* Task objective
Output each line exactly as it appears, skipping any embedded picture.

--*--

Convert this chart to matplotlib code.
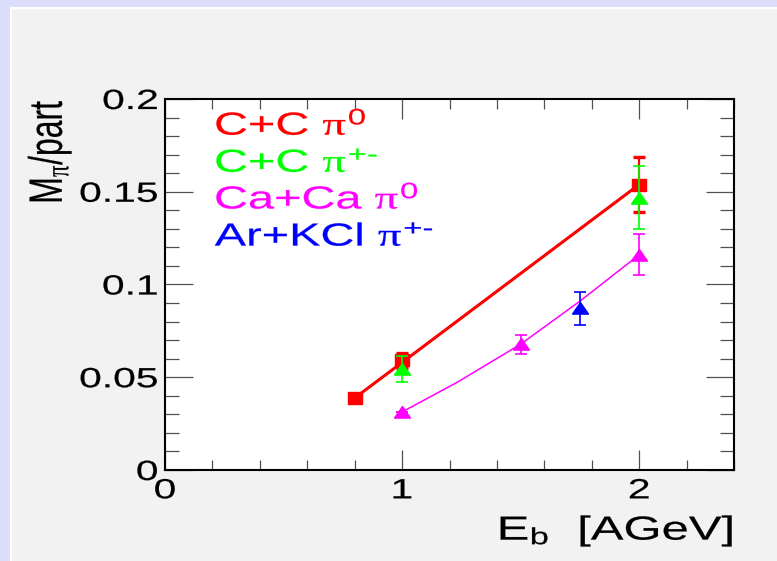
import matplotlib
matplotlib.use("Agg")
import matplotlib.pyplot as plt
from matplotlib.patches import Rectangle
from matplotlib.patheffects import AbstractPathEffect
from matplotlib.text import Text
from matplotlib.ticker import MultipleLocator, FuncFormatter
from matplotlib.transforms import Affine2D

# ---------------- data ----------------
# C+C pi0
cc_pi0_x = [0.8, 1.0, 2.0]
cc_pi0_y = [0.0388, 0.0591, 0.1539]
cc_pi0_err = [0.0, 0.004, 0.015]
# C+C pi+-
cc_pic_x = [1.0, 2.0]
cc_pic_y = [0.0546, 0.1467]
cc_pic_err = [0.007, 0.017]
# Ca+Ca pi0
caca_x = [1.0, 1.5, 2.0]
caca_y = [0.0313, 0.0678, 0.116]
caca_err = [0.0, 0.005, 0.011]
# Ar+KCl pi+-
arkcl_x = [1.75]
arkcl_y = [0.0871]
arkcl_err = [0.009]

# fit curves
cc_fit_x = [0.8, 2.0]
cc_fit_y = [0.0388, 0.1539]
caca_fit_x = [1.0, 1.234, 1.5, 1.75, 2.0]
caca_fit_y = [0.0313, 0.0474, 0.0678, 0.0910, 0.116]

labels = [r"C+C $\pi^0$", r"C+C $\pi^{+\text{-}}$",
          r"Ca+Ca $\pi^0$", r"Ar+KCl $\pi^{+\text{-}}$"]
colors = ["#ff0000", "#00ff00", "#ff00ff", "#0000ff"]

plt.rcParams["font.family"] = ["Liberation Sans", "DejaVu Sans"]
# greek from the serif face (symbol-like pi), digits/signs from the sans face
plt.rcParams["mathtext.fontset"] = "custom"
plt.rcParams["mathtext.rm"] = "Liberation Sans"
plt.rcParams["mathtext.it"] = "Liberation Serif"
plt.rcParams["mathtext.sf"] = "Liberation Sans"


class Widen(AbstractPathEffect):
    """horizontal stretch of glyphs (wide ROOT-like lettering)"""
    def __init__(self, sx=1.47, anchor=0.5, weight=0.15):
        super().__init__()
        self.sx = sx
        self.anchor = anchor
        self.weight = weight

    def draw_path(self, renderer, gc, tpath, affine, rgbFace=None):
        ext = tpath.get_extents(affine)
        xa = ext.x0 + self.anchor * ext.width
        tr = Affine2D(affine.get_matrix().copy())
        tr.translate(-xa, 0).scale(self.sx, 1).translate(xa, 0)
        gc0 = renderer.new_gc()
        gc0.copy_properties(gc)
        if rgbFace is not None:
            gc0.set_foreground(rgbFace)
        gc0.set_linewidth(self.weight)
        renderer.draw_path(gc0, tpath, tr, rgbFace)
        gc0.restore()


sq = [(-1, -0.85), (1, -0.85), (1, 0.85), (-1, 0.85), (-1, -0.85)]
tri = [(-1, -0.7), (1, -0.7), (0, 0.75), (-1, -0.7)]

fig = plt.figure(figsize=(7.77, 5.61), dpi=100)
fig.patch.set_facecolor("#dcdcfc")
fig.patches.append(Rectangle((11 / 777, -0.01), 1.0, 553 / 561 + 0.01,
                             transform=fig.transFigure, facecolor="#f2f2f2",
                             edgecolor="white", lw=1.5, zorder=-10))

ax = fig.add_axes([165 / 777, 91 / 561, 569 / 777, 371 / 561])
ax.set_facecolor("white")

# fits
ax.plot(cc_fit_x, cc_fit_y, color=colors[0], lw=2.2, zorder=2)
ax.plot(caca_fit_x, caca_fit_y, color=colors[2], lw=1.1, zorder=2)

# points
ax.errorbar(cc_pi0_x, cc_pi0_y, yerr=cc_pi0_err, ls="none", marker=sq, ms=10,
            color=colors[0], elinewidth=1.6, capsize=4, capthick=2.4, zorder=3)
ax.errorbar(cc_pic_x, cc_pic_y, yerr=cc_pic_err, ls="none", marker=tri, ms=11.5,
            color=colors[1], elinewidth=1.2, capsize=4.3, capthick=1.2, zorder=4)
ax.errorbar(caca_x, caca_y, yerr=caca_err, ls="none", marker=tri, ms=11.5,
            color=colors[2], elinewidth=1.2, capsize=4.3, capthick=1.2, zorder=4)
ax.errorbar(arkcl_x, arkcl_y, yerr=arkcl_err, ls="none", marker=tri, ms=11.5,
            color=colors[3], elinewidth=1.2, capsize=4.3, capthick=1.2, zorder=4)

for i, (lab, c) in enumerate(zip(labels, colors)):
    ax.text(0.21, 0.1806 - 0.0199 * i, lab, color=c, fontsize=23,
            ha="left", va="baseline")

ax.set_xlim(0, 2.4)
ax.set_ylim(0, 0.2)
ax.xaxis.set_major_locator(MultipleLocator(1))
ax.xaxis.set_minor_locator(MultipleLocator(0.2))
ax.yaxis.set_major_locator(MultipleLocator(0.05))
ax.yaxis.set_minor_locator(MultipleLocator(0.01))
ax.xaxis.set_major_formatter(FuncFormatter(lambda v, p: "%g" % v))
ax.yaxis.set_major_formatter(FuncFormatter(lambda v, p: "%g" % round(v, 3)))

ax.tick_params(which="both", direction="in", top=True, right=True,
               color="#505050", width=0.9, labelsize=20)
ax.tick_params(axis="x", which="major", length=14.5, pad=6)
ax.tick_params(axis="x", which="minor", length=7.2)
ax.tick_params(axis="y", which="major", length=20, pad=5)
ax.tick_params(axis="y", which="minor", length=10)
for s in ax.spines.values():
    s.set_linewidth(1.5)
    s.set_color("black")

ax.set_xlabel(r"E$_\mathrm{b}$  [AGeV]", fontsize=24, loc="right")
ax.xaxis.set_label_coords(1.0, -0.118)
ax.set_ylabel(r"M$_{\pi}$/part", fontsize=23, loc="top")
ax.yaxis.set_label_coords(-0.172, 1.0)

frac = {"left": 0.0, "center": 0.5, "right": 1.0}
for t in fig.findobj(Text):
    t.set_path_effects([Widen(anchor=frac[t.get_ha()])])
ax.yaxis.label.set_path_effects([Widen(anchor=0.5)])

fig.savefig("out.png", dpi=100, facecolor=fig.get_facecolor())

--*--

* Expected answer
Convert this chart to matplotlib code.
import matplotlib
matplotlib.use("Agg")
import matplotlib.pyplot as plt
from matplotlib.patches import Rectangle
from matplotlib.patheffects import AbstractPathEffect
from matplotlib.text import Text
from matplotlib.ticker import MultipleLocator, FuncFormatter
from matplotlib.transforms import Affine2D

# ---------------- data ----------------
# C+C pi0
cc_pi0_x = [0.8, 1.0, 2.0]
cc_pi0_y = [0.0388, 0.0591, 0.1539]
cc_pi0_err = [0.0, 0.004, 0.015]
# C+C pi+-
cc_pic_x = [1.0, 2.0]
cc_pic_y = [0.0546, 0.1467]
cc_pic_err = [0.007, 0.017]
# Ca+Ca pi0
caca_x = [1.0, 1.5, 2.0]
caca_y = [0.0313, 0.0678, 0.116]
caca_err = [0.0, 0.005, 0.011]
# Ar+KCl pi+-
arkcl_x = [1.75]
arkcl_y = [0.0871]
arkcl_err = [0.009]

# fit curves
cc_fit_x = [0.8, 2.0]
cc_fit_y = [0.0388, 0.1539]
caca_fit_x = [1.0, 1.234, 1.5, 1.75, 2.0]
caca_fit_y = [0.0313, 0.0474, 0.0678, 0.0910, 0.116]

labels = [r"C+C $\pi^0$", r"C+C $\pi^{+\text{-}}$",
          r"Ca+Ca $\pi^0$", r"Ar+KCl $\pi^{+\text{-}}$"]
colors = ["#ff0000", "#00ff00", "#ff00ff", "#0000ff"]

plt.rcParams["font.family"] = ["Liberation Sans", "DejaVu Sans"]
# greek from the serif face (symbol-like pi), digits/signs from the sans face
plt.rcParams["mathtext.fontset"] = "custom"
plt.rcParams["mathtext.rm"] = "Liberation Sans"
plt.rcParams["mathtext.it"] = "Liberation Serif"
plt.rcParams["mathtext.sf"] = "Liberation Sans"


class Widen(AbstractPathEffect):
    """horizontal stretch of glyphs (wide ROOT-like lettering)"""
    def __init__(self, sx=1.47, anchor=0.5, weight=0.15):
        super().__init__()
        self.sx = sx
        self.anchor = anchor
        self.weight = weight

    def draw_path(self, renderer, gc, tpath, affine, rgbFace=None):
        ext = tpath.get_extents(affine)
        xa = ext.x0 + self.anchor * ext.width
        tr = Affine2D(affine.get_matrix().copy())
        tr.translate(-xa, 0).scale(self.sx, 1).translate(xa, 0)
        gc0 = renderer.new_gc()
        gc0.copy_properties(gc)
        if rgbFace is not None:
            gc0.set_foreground(rgbFace)
        gc0.set_linewidth(self.weight)
        renderer.draw_path(gc0, tpath, tr, rgbFace)
        gc0.restore()


sq = [(-1, -0.85), (1, -0.85), (1, 0.85), (-1, 0.85), (-1, -0.85)]
tri = [(-1, -0.7), (1, -0.7), (0, 0.75), (-1, -0.7)]

fig = plt.figure(figsize=(7.77, 5.61), dpi=100)
fig.patch.set_facecolor("#dcdcfc")
fig.patches.append(Rectangle((11 / 777, -0.01), 1.0, 553 / 561 + 0.01,
                             transform=fig.transFigure, facecolor="#f2f2f2",
                             edgecolor="white", lw=1.5, zorder=-10))

ax = fig.add_axes([165 / 777, 91 / 561, 569 / 777, 371 / 561])
ax.set_facecolor("white")

# fits
ax.plot(cc_fit_x, cc_fit_y, color=colors[0], lw=2.2, zorder=2)
ax.plot(caca_fit_x, caca_fit_y, color=colors[2], lw=1.1, zorder=2)

# points
ax.errorbar(cc_pi0_x, cc_pi0_y, yerr=cc_pi0_err, ls="none", marker=sq, ms=10,
            color=colors[0], elinewidth=1.6, capsize=4, capthick=2.4, zorder=3)
ax.errorbar(cc_pic_x, cc_pic_y, yerr=cc_pic_err, ls="none", marker=tri, ms=11.5,
            color=colors[1], elinewidth=1.2, capsize=4.3, capthick=1.2, zorder=4)
ax.errorbar(caca_x, caca_y, yerr=caca_err, ls="none", marker=tri, ms=11.5,
            color=colors[2], elinewidth=1.2, capsize=4.3, capthick=1.2, zorder=4)
ax.errorbar(arkcl_x, arkcl_y, yerr=arkcl_err, ls="none", marker=tri, ms=11.5,
            color=colors[3], elinewidth=1.2, capsize=4.3, capthick=1.2, zorder=4)

for i, (lab, c) in enumerate(zip(labels, colors)):
    ax.text(0.21, 0.1806 - 0.0199 * i, lab, color=c, fontsize=23,
            ha="left", va="baseline")

ax.set_xlim(0, 2.4)
ax.set_ylim(0, 0.2)
ax.xaxis.set_major_locator(MultipleLocator(1))
ax.xaxis.set_minor_locator(MultipleLocator(0.2))
ax.yaxis.set_major_locator(MultipleLocator(0.05))
ax.yaxis.set_minor_locator(MultipleLocator(0.01))
ax.xaxis.set_major_formatter(FuncFormatter(lambda v, p: "%g" % v))
ax.yaxis.set_major_formatter(FuncFormatter(lambda v, p: "%g" % round(v, 3)))

ax.tick_params(which="both", direction="in", top=True, right=True,
               color="#505050", width=0.9, labelsize=20)
ax.tick_params(axis="x", which="major", length=14.5, pad=6)
ax.tick_params(axis="x", which="minor", length=7.2)
ax.tick_params(axis="y", which="major", length=20, pad=5)
ax.tick_params(axis="y", which="minor", length=10)
for s in ax.spines.values():
    s.set_linewidth(1.5)
    s.set_color("black")

ax.set_xlabel(r"E$_\mathrm{b}$  [AGeV]", fontsize=24, loc="right")
ax.xaxis.set_label_coords(1.0, -0.118)
ax.set_ylabel(r"M$_{\pi}$/part", fontsize=23, loc="top")
ax.yaxis.set_label_coords(-0.172, 1.0)

frac = {"left": 0.0, "center": 0.5, "right": 1.0}
for t in fig.findobj(Text):
    t.set_path_effects([Widen(anchor=frac[t.get_ha()])])
ax.yaxis.label.set_path_effects([Widen(anchor=0.5)])

fig.savefig("out.png", dpi=100, facecolor=fig.get_facecolor())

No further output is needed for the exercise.